Khan, though, could do Bradley quite a favor by beating Zab Judah on Saturday. Judah, in his latest incarnation at least, is more than capable of beating any of the top-5 junior welterweights. He is a wildcard and always has been.

Since his 2008 loss to Joshua Clottey – yes, the timid turtle from Cowboys Stadium – Judah has turned his life around and figured things out and adjusted his priorities and, why, every other cliché used by athletes whose talent outpaces their achievements. He’s had impressive wins against unimpressive foes and one unimpressive win against an impressive foe.

He’s also gotten a recent helping of positive press disproportionate to recent accomplishments. Most of this can be attributed to his promoter Kathy Duva, a refreshingly accessible craftsperson who treats the print media much better than many of her peers. Much of the rest of Judah’s darling treatment is attributable to the residue left by hopes appended to him years ago.

That was before Kostya Tszyu sent Judah stumbling everywhere in 2001. It was before Carlos Baldomir put him on Queer Street in 2006. It was before Floyd Mayweather solved him 90 days later. And it was before Miguel Cotto brutalized him in 2007.

Thing is, if you add Mickey Ward and Cory Spinks to the names above – Tszyu, Mayweather, Cotto and Clottey – and consider that Judah fought all of them in their primes, you come to a conclusion Judah himself has come to: He’s faced much better men than Amir Khan has. Much better men than Amir Khan is, too.

But Judah is a stereotypical front runner, one of the modern era’s greatest four-round fighters. And when the going has got tough in his career, Judah has not got going.

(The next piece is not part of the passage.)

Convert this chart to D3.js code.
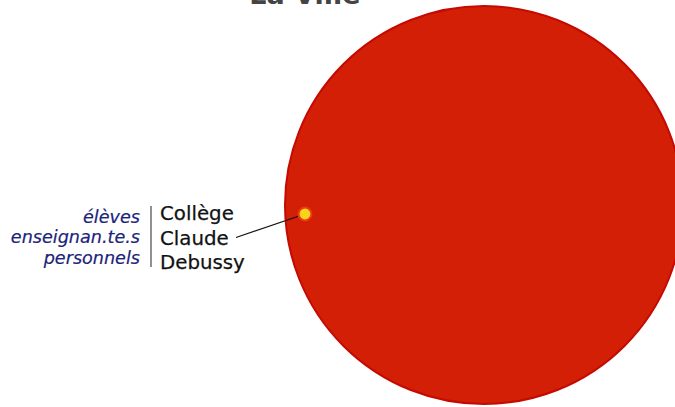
<!DOCTYPE html>
<html><head><meta charset="utf-8">
<script src="https://cdn.jsdelivr.net/npm/d3@7"></script>
<style>html,body{margin:0;padding:0;background:#fff;overflow:hidden}</style>
</head><body>
<svg id="chart" width="675" height="407"></svg>
<script>
const title = "La Ville";
const names = ["La Ville", "Collège Claude Debussy"];
const sizes = [110000, 115];
const schoolLines = ["Collège", "Claude", "Debussy"];
const roleLines = ["élèves", "enseignan.te.s", "personnels"];

const svg = d3.select("#chart");
const r = d3.scaleSqrt().domain([0, sizes[0]]).range([0, 199]);

const bigR = r(sizes[0]);
const cx = 285 + bigR, cy = 205;

svg.append("text").attr("x", 305).attr("y", 4).attr("text-anchor", "middle")
  .attr("font-family", "DejaVu Sans, Verdana, sans-serif").attr("font-weight", "bold")
  .attr("font-size", 27).attr("fill", "#444").text(title);

svg.append("circle").attr("cx", cx).attr("cy", cy).attr("r", bigR)
  .attr("fill", "#d21f06").attr("stroke", "#c40a02").attr("stroke-width", 2);

const sx = 305, sy = 214;
svg.append("line").attr("x1", 236).attr("y1", 237.5).attr("x2", sx).attr("y2", sy)
  .attr("stroke", "#111").attr("stroke-width", 1.2);

svg.append("circle").attr("cx", sx).attr("cy", sy).attr("r", r(sizes[1]))
  .attr("fill", "#f8d41c").attr("stroke", "#ec3a12").attr("stroke-width", 2);

svg.append("line").attr("x1", 151).attr("x2", 151).attr("y1", 206).attr("y2", 267)
  .attr("stroke", "#555").attr("stroke-width", 1.3);

svg.selectAll("text.school").data(schoolLines).join("text").attr("class", "school")
  .attr("x", 160).attr("y", (d, i) => 220 + i * 24.5)
  .attr("font-family", "DejaVu Sans, Verdana, sans-serif").attr("font-size", 19.8)
  .attr("fill", "#111").attr("stroke", "#111").attr("stroke-width", 0.25).text(d => d);

svg.selectAll("text.role").data(roleLines).join("text").attr("class", "role")
  .attr("x", 140).attr("y", (d, i) => 222.5 + i * 20.7).attr("text-anchor", "end")
  .attr("font-family", "DejaVu Sans, Verdana, sans-serif").attr("font-style", "italic")
  .attr("font-size", 17.6).attr("fill", "#1b237a").attr("stroke", "#1b237a").attr("stroke-width", 0.2).text(d => d);
</script>
</body></html>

Khan, for his part, is considered by many the stereotype of a protected European champion. He roars like a lion when standing before overmatched opponents like Paulie Malignaggi or an old and blood-blinded Marco Antonio Barrera, but he cut a significantly different figure peddling frantically away from Marcos Maidana in December – yes, the same limited Argentine who just had a terrible time with old Erik Morales.

So what? Corpus Christi is supposed to be a warm-water, oil-rigged net for catching tourists of modest means and more-modest tastes. If you’re not standing at the end of a jetty with a fishing rod and fears of heat stroke, you’re supposed to be watching sea otters at the aquarium, marching across the USS Lexington’s 100-degree flight deck, or gobbling freezer-to-fryer seafood inside the humid belly of a concrete shark.

And yet, mere yards from that bazaar is South Texas Museum of Art. So much for stereotypes.

A prediction, then? Khan-Judah will be a fine match that either guy might win. The difference-maker, likely, will be Khan’s trainer Freddie Roach. He’s had plenty of time and case history from which to shape a strategy that will unman Judah. He may not be able to protect Khan’s chin from Judah’s quick hands, but he’s had an entire camp to teach his charge how to counter those hands.

And Judah, well, his record in big fights speaks for itself.

I’ll take Khan, SD-12.

***

A special note of thanks to local artist Miranda Gonzalez whose “Alejandro the Sea Horse” inspired the better parts of what’s above.